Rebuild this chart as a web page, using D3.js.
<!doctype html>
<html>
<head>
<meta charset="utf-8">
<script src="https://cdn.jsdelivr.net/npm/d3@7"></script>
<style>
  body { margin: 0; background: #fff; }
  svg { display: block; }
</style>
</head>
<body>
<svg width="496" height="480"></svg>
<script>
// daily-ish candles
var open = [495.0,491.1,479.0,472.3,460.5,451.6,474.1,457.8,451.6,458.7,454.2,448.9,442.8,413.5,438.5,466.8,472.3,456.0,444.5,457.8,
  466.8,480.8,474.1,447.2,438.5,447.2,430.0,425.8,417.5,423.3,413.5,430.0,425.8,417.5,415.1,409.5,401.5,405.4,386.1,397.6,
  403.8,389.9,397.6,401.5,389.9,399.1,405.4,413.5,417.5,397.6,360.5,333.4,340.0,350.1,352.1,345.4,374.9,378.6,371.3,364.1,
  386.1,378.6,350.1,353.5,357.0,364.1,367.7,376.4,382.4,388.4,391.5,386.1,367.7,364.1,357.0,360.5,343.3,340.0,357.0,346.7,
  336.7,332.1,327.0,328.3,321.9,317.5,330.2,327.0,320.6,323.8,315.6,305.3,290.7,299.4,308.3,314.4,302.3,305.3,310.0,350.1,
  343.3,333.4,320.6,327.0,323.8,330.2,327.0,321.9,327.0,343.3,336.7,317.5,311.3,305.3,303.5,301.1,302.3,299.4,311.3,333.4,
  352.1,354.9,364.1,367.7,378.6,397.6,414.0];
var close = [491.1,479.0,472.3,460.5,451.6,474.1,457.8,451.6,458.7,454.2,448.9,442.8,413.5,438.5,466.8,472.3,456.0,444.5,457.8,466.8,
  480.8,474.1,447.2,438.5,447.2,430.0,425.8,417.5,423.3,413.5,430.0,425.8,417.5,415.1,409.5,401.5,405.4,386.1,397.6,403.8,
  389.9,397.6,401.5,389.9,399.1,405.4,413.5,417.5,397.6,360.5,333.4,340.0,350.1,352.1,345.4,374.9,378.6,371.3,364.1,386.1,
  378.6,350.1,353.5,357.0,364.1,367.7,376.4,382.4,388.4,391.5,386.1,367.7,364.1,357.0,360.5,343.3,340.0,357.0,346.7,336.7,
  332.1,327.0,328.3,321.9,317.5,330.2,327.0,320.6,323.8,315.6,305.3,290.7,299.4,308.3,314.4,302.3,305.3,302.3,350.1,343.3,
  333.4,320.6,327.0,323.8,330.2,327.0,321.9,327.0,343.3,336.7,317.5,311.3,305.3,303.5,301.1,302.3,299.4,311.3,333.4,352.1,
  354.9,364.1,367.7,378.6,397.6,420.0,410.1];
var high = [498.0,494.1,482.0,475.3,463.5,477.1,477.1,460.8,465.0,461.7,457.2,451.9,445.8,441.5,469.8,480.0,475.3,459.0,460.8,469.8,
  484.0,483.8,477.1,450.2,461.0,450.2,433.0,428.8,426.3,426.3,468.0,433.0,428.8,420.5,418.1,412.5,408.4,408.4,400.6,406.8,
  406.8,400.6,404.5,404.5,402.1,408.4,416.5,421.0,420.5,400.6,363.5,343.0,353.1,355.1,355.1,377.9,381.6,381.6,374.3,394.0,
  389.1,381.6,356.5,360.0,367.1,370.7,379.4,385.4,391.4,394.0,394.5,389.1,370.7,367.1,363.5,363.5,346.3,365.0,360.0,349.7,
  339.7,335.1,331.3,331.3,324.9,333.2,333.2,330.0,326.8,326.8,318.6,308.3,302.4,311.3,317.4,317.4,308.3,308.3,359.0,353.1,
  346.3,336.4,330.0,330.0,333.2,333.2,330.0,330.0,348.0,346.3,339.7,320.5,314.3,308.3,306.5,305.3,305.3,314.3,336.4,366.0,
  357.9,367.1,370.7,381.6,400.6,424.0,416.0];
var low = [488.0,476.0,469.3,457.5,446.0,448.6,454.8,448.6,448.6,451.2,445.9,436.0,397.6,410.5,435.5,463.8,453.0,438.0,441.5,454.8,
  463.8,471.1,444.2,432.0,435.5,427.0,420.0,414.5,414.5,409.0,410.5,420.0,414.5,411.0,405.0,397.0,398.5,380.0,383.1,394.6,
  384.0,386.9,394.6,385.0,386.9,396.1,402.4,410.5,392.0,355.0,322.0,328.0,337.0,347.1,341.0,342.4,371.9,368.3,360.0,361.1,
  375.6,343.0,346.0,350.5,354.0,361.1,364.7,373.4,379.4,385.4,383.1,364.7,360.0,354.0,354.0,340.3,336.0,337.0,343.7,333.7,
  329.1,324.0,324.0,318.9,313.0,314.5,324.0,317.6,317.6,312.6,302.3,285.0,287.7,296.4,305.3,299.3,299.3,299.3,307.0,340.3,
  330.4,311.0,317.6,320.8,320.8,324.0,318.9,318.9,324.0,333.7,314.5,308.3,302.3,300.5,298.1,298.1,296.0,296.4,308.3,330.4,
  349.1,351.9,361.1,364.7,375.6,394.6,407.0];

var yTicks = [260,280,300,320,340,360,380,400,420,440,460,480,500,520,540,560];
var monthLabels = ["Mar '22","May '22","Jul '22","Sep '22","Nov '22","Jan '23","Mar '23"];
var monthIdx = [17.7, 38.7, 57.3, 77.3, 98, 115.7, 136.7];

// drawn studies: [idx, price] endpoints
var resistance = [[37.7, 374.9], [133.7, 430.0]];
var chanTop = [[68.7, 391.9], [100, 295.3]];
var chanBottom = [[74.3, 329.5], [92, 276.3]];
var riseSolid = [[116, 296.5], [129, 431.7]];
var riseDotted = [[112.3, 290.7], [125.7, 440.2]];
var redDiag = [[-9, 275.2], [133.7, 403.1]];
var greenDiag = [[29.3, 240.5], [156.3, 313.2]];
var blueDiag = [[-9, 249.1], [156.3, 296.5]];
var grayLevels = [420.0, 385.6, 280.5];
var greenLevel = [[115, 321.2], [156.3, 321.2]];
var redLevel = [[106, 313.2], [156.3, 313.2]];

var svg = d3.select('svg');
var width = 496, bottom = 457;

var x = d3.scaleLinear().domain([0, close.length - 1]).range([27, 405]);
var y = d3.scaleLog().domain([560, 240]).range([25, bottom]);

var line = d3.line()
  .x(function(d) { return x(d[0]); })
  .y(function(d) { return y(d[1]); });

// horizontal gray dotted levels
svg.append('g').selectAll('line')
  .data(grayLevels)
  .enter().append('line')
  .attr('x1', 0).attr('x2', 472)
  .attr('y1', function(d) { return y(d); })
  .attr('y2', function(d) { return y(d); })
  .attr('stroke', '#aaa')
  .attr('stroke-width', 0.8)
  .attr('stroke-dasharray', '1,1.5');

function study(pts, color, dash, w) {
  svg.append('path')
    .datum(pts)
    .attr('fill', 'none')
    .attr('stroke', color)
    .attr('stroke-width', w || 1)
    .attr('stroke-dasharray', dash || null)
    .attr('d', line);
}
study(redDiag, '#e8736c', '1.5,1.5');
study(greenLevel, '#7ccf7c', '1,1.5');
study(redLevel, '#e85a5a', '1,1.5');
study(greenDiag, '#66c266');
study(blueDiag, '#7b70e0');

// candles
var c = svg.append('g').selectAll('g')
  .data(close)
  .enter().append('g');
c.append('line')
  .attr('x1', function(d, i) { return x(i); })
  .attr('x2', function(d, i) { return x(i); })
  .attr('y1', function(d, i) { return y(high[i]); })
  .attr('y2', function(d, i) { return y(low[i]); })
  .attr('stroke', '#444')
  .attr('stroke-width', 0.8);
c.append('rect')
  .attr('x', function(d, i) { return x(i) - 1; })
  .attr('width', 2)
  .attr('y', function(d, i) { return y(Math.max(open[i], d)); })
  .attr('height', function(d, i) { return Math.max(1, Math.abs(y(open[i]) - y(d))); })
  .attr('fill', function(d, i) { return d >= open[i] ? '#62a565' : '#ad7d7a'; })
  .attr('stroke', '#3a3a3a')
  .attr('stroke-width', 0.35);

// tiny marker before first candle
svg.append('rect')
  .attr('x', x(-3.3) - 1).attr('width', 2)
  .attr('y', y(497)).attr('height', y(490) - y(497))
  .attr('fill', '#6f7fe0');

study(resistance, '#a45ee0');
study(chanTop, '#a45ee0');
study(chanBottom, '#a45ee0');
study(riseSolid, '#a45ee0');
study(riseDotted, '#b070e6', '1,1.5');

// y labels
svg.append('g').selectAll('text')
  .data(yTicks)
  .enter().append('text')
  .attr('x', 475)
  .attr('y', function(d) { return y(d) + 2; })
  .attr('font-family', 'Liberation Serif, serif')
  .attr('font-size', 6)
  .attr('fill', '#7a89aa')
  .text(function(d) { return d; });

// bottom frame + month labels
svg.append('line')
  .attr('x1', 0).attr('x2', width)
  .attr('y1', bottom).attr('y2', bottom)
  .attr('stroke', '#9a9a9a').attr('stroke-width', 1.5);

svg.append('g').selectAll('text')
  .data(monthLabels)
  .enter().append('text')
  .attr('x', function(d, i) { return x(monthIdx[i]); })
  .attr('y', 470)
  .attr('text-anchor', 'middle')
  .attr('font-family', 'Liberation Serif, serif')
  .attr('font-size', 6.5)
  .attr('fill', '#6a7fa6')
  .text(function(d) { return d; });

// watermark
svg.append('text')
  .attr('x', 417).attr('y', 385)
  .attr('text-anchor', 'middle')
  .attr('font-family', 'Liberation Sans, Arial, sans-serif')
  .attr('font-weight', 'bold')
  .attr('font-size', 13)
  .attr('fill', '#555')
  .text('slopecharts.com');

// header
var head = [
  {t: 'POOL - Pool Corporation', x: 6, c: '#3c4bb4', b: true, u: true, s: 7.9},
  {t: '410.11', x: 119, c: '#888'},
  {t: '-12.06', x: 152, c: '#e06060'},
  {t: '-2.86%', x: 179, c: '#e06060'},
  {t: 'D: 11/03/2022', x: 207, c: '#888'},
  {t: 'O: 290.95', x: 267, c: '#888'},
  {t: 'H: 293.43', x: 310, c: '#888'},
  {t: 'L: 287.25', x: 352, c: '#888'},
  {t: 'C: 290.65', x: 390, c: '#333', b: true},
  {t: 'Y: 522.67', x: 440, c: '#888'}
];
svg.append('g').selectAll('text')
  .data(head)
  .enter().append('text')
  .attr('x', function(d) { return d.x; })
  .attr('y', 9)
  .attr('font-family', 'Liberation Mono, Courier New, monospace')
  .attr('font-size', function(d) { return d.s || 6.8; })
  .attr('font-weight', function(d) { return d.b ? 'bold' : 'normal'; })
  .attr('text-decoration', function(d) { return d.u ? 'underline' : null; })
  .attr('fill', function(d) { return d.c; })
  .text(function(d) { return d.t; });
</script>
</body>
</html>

...

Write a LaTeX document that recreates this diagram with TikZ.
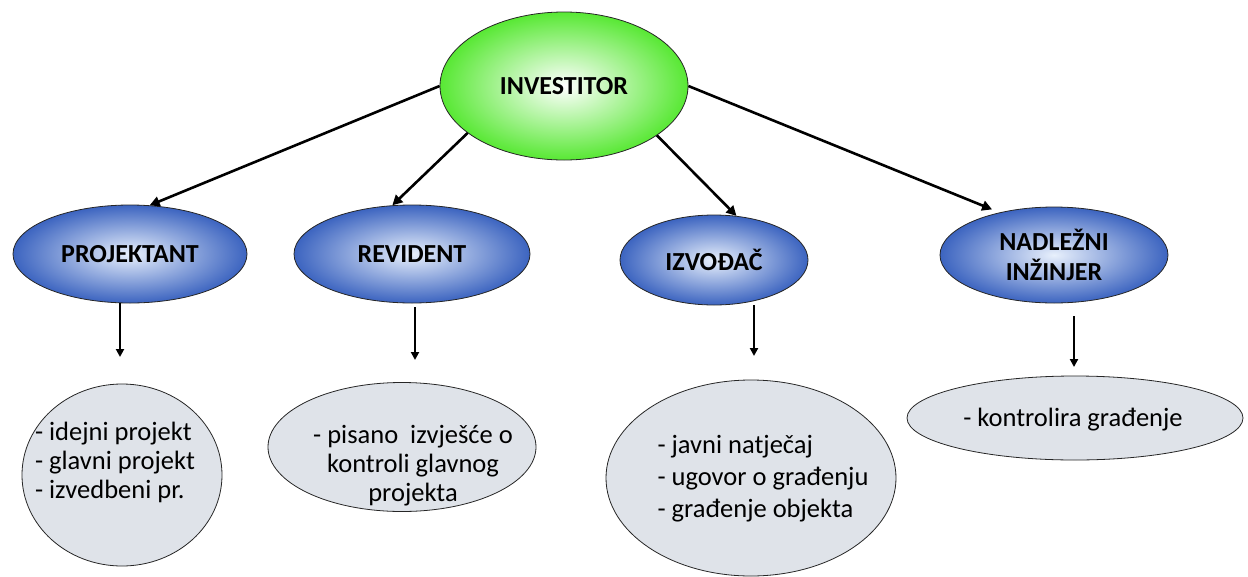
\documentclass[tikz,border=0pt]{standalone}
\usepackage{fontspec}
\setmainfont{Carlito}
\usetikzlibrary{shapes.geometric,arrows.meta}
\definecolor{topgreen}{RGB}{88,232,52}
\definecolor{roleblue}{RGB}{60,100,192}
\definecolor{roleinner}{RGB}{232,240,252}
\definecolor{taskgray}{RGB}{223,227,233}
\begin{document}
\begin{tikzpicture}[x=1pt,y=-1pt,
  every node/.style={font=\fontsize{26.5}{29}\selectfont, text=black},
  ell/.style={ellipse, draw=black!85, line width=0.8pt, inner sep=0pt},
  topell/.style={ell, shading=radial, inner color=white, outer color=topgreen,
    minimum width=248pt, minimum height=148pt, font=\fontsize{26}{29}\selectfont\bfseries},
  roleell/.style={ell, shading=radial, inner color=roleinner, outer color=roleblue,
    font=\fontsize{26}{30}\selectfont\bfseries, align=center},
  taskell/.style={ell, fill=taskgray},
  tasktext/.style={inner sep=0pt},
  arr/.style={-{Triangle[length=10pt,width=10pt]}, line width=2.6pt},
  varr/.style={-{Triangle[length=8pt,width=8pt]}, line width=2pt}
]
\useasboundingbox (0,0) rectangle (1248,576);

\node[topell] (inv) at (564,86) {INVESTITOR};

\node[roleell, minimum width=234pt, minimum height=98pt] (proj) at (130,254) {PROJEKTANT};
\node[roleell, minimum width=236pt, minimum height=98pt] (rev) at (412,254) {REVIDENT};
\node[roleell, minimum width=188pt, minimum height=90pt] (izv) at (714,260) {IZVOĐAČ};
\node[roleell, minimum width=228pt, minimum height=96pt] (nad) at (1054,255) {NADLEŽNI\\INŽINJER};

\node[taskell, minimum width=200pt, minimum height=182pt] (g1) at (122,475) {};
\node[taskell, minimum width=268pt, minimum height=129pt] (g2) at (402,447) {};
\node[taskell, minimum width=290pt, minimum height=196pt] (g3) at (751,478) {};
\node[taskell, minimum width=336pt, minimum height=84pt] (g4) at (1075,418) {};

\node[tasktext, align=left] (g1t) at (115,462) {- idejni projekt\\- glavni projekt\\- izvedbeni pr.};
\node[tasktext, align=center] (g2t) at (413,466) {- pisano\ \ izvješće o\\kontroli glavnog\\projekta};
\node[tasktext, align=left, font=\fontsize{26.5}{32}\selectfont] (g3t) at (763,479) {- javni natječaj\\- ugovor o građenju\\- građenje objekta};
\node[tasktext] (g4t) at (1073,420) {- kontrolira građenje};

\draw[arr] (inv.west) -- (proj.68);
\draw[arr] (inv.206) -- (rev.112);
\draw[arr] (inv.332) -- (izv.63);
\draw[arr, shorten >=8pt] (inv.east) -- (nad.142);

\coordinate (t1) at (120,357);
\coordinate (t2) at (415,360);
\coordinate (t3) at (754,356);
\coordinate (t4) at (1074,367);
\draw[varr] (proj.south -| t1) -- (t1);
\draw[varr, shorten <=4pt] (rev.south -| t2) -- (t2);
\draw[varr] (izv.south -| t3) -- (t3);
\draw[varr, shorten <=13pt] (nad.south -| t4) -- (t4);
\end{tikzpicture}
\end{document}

---

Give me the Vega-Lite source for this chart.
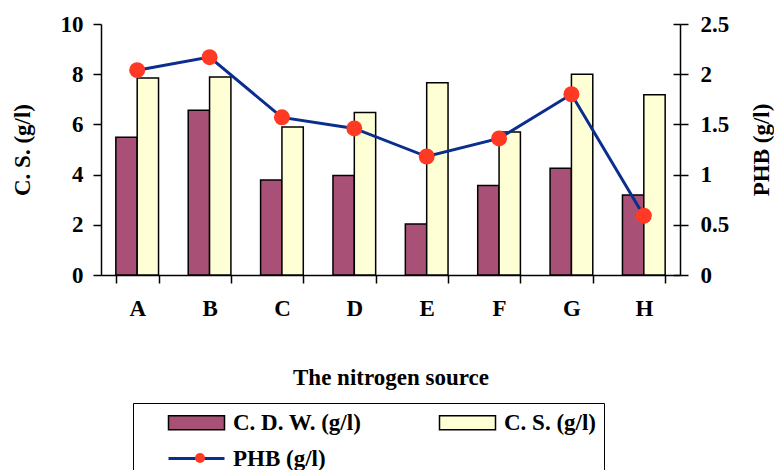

> WHAT YOU HAVE TO DO
All lines holding the word "this" should be picked out and copied.

> TASK OUTPUT
Rebuild this chart as a web page, using D3.js.
Write a LaTeX document that recreates this diagram with TikZ.
Give me the Vega-Lite source for this chart.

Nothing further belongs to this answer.